Autour de ce noyau gravite plusieurs catégories sociales, au gré des mobilisations. Ce sont parfois des paysans, petits commerçants, artisans dont les intérêts économiques peuvent coïncider avec ceux des NMS. Ces alliances conjoncturelles sont fréquentes dans le cadre de mobilisations NIMBY (Not in my garden = pas de ça chez moi), lors de mobilisations locales contre le nucléaire par exemple. On trouve aussi des individus dont la situation sociale n’est pas définie et dont l’autonomie individuelle est faible (étudiants, femmes au foyer, retraités, jeunes sans emploi). Quant aux ouvriers et aux employés, ils restent au contraire peu mobilisés. 
Ces groupes ont en commun de ne pas vouloir passer par le système politique et ses institutions traditionnelles (partis politiques, syndicats). Ils remettent en cause à la fois les notions de représentativité et de bureaucratisation qui sont synonymes de pesanteurs et de dévoiement de la volonté collective. Cependant, ils ne rejettent pas toujours toute stratégie instrumentale et peuvent s’allier à des élites modernisatrices afin de peser dans les réformes sociales ou politiques (environnement, avortement, etc.). Il reste que ce rejet de l’inscription dans le système politique rend les NMS assez éphémères : les mouvements se font et se défont sans s’inscrire dans la durée.

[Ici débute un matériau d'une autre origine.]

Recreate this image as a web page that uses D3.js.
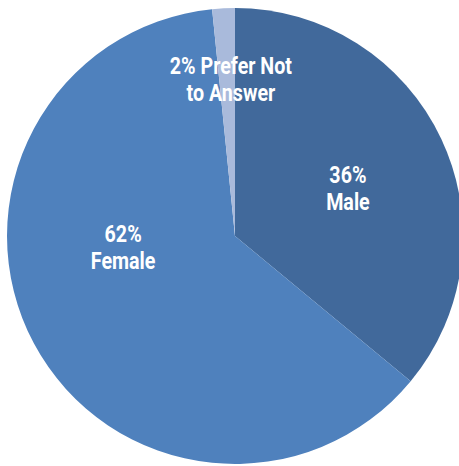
<!DOCTYPE html>
<html><head><meta charset="utf-8">
<script src="https://cdn.jsdelivr.net/npm/d3@7"></script>
<style>html,body{margin:0;padding:0;background:#fff;}svg{display:block;}</style>
</head><body>
<script>
const categories = ["Male", "Female", "Prefer Not to Answer"];
const values = [36, 62.4, 1.6];
const labelLines = [["36%", "Male"], ["62%", "Female"], ["2% Prefer Not", "to Answer"]];
const colors = ["#41699b", "#4f81bd", "#a9badb"];

const W = 459, H = 466, cx = 235, cy = 236, R = 228;
const svg = d3.select("body").append("svg").attr("width", W).attr("height", H);
const g = svg.append("g").attr("transform", `translate(${cx},${cy})`);

const pie = d3.pie().sort(null).value(d => d)(values);
const arc = d3.arc().innerRadius(0).outerRadius(R);
g.selectAll("path").data(pie).join("path")
  .attr("d", arc).attr("fill", (d, i) => colors[i]);

// label positions: polar (radius fraction, angle in degrees clockwise from north)
const labelPolar = [[0.538, 67], [0.493, 264.4], [0.689, 358.5]];
const fs = 24, lh = 27;
labelLines.forEach((lines, i) => {
  const [rf, deg] = labelPolar[i];
  const a = deg * Math.PI / 180;
  const x = Math.sin(a) * R * rf, y = -Math.cos(a) * R * rf;
  const t = g.append("text").attr("text-anchor", "middle")
    .attr("transform", `translate(${x},${y}) scale(0.82,1)`)
    .attr("font-family", "Roboto, 'DejaVu Sans', sans-serif")
    .attr("font-weight", "bold").attr("font-size", fs).attr("fill", "#fff");
  lines.forEach((ln, j) => {
    t.append("tspan").attr("x", 0).attr("y", (j - (lines.length - 1) / 2) * lh + fs * 0.36).text(ln);
  });
});
</script>
</body></html>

Enfin, dans L’invenzione del presente (1986), Alberto Melluci souligne l’ambiguïté modernisatrice des NMS. Deux facteurs expliquent à la fois leur réussite et leur disparition : 

  • l’attaque aux secteurs archaïques des institutions sociales (prisons, avortement, etc.) ; 
  • l’accent mis sur la question des identités a abouti à la création de marchés propres à valoriser ces nouveaux enjeux : argumentaire “vert” des marques, accent sur la tradition ou sur le commerce équitable.